In chapter four, Burning the Victim, Dimock asserts that the whale encompasses two models, a model of transcendent freedom and a defensive model. Both of which are interconnected and seems to me that the model of freedom is empowered by the defensive model. The defensive model, in the physical sense, has “thick walls” and “interior spaciousness” that enable the whale to defend itself against different climates, areas, humans, etc. This defensive model enables the model of transcendent freedom, again, in the physical way, which “defies its environment” enabling the whale to “stay cool at the equator and worm among ice” (Dimock, 113).
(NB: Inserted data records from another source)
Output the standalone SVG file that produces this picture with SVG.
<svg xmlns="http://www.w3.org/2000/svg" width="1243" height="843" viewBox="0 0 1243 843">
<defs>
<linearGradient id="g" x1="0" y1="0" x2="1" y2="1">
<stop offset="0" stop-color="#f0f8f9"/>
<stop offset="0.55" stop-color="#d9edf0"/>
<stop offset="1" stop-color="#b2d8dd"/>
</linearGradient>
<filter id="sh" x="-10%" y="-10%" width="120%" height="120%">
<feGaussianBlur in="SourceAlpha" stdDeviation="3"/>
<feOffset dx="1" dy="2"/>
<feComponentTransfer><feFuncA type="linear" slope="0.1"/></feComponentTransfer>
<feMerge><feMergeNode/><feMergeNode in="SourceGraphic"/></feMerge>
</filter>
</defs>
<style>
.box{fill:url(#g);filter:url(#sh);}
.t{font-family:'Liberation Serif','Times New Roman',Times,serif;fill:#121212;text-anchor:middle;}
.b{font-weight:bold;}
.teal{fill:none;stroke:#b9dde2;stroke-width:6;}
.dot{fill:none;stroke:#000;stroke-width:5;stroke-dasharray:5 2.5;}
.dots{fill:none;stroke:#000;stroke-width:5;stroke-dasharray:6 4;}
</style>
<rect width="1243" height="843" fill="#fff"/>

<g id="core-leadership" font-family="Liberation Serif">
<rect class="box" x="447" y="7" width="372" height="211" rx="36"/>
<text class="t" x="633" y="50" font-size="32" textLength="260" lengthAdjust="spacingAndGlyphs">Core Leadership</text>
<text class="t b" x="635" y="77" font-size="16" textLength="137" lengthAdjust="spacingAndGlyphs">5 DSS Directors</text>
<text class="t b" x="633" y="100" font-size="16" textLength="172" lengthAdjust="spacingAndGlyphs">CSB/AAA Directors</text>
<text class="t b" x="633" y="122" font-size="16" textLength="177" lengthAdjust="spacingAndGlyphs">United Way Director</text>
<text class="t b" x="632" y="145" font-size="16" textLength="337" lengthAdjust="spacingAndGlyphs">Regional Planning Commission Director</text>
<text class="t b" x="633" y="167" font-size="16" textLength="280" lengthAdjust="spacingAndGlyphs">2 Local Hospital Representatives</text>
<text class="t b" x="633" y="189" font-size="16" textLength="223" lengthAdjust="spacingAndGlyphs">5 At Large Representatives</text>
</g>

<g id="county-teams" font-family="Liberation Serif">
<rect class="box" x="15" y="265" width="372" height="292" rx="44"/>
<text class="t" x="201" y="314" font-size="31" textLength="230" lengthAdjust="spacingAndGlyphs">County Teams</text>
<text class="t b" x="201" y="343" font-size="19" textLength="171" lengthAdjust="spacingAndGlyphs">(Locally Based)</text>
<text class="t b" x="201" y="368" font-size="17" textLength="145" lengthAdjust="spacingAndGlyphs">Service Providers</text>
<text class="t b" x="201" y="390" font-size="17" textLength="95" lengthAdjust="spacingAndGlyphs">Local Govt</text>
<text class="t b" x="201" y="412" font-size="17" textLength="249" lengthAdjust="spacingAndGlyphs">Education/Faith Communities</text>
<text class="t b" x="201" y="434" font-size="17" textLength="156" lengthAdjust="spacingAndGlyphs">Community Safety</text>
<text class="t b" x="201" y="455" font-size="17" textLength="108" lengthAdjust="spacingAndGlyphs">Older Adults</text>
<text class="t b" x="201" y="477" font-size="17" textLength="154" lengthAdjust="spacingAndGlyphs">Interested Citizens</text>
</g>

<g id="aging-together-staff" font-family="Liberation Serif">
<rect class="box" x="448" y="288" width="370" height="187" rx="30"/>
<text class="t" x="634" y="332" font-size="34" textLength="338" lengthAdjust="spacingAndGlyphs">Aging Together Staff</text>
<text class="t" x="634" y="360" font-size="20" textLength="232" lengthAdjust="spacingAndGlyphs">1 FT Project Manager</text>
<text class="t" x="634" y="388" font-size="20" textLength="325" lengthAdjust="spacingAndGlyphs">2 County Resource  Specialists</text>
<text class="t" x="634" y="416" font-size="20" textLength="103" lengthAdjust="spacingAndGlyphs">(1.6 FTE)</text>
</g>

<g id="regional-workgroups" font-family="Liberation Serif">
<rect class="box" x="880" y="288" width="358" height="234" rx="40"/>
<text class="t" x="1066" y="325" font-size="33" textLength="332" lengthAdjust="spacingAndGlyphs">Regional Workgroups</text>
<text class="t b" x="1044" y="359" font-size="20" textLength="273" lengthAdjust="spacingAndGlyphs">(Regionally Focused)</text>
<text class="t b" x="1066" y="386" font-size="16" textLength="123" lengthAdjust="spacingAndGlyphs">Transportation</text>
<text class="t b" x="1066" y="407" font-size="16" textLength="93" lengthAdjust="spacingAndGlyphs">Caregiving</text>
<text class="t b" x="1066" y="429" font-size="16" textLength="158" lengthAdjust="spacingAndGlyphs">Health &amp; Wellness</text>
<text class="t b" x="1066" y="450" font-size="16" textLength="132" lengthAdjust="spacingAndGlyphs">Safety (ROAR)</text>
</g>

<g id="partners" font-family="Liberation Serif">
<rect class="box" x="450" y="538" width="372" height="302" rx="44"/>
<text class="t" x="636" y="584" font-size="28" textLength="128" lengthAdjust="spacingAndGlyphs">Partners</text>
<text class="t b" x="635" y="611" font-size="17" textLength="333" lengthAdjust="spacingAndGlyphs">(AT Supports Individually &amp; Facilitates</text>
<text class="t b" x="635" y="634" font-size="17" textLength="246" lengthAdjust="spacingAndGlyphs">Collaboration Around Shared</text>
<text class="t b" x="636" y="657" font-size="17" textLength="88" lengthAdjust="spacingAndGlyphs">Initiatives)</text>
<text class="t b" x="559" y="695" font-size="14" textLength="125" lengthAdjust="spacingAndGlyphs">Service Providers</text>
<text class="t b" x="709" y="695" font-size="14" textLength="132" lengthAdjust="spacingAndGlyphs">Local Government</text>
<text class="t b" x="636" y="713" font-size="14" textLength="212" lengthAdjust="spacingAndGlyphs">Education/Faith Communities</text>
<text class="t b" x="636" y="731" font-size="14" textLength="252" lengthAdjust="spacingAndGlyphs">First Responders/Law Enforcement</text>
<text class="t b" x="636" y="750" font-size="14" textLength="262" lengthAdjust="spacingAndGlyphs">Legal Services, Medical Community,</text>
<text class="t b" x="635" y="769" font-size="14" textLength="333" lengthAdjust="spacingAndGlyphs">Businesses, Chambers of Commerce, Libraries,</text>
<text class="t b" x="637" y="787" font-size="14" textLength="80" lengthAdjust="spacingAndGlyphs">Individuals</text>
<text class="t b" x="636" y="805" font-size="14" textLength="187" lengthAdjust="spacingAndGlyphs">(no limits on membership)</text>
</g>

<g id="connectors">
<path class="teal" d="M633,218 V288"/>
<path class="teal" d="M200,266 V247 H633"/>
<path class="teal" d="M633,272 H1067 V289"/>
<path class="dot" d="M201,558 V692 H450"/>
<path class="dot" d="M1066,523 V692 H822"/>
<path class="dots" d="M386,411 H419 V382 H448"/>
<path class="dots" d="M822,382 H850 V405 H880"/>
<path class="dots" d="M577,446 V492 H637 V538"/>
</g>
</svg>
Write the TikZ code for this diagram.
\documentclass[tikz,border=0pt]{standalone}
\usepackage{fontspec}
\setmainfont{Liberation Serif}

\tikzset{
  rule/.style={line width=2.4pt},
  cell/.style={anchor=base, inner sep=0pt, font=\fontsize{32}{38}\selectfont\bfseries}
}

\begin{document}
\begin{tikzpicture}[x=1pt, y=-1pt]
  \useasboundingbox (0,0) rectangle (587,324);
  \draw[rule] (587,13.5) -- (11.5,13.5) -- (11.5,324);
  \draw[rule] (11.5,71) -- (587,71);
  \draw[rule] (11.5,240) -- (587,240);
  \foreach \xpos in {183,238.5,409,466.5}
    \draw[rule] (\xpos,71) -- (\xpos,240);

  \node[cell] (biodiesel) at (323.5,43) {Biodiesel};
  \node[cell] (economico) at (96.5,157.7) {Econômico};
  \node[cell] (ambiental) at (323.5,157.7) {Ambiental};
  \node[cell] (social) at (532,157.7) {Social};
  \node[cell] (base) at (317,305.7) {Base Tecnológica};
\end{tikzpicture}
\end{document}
I liked that in addition to the physical reasoning, Dimock also connects the defensive model of the whale to the world of literature and more specifically to that of the reader. According to Dimock, this defense model is set in motion against the reader because the reader, never actually seeing the whale, does not have the ability to comprehend it or to even read it: “it cannot be read, because it refers to nothing other than itself” (Dimock, 113) This reminded me of the passage from the chapter of the whiteness of the whale, where the whiteness is “visible absence of color, and at the same time the concrete of all colors” (Melville, 165). The same inability to comprehend the whale is the same inability to contain the whiteness of the whale; it’s all and nothing at the same time. Going back to Dimock though, to support his assertion, Dimock provides a number of examples, but what’s interesting is that the examples that he provides are actual quotes from the narration of the novel itself rather than his own explanations. So it seems to me that Dimock is saying that Melville maybe already had the whale’s defiance of the reader in his mind when he wrote the novel….
yes - that's absolutely correct! If you read the whole book out of which this is taken you'll see that her model of defensive freedom encompasses self and nation, but also text and writer.